How do we go about obtaining a quote from Office Assistants Printing & Mailing Services?
The best way to ensure that we get all the information necessary to do an accurate quote is to give us a call at (708) 346-0505 and talk with one of our customer service representatives. You can also email your request or send your digital file and specifications and we will give you an accurate, competitive quote.
What file format should I use when submitting my electronic document for printing?
PDF (Portable Document Format) is the most common and preferred file format for submitting digital documents. With the installation of a PDF print driver on your computer, almost any program can generate a PDF file suitable for printing. Both commercial and free PDF print drivers are available online for download from different sources.
How do I save my design files for best results?
Make them print ready and acceptable for us to print.
At what resolution should I save my photos and graphics?
Photos and graphics should have a resolution of 300 dpi, and text a resolution of 600 dpi. Pictures and graphics taken from the internet are often low resolution, many times in a range of 72 dpi or 96 dpi. These graphics will appear pixilated and blocky when printed.
Also note that you should save all photos in CMYK mode, not RGB mode when possible. Images saved in RGB mode may not print properly.
Why is it important that I look at a proof copy?

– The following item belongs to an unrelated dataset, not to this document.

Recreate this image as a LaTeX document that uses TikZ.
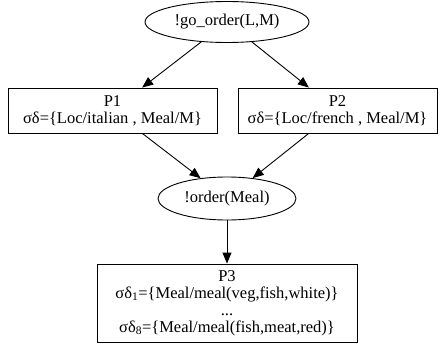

A proof is a final copy of your document after all modifications have been completed. It is your last opportunity to make sure that the print job comes out the way you want. By carefully inspecting the proof, you can help us assure an accurate, flawless delivery of your print job on the first run. As well as checking how it looks, it is vitally important to check all spelling, especially names and numbers.
Your signature on the proof is our ok to go ahead with the job as-is.
Why do the printed colors look different from the colors on my screen?
Printers and monitors produce colors in different ways.
Monitors use the RGB (red, green, blue) color model, which usually supports a wider spectrum of colors. Printers use the CMYK (cyan, magenta, yellow, black) color model, which can reproduce most—but not all—of the colors in the RGB color model. Depending on the equipment used, CMYK generally matches 85–90% of the colors in the RGB model.
When a color is selected from the RGB model that is out of the range of the CMYK model, the application chooses what it thinks is the closest color that will match. Programs like Adobe Photoshop will allow you to choose which color will be replaced. Others may not.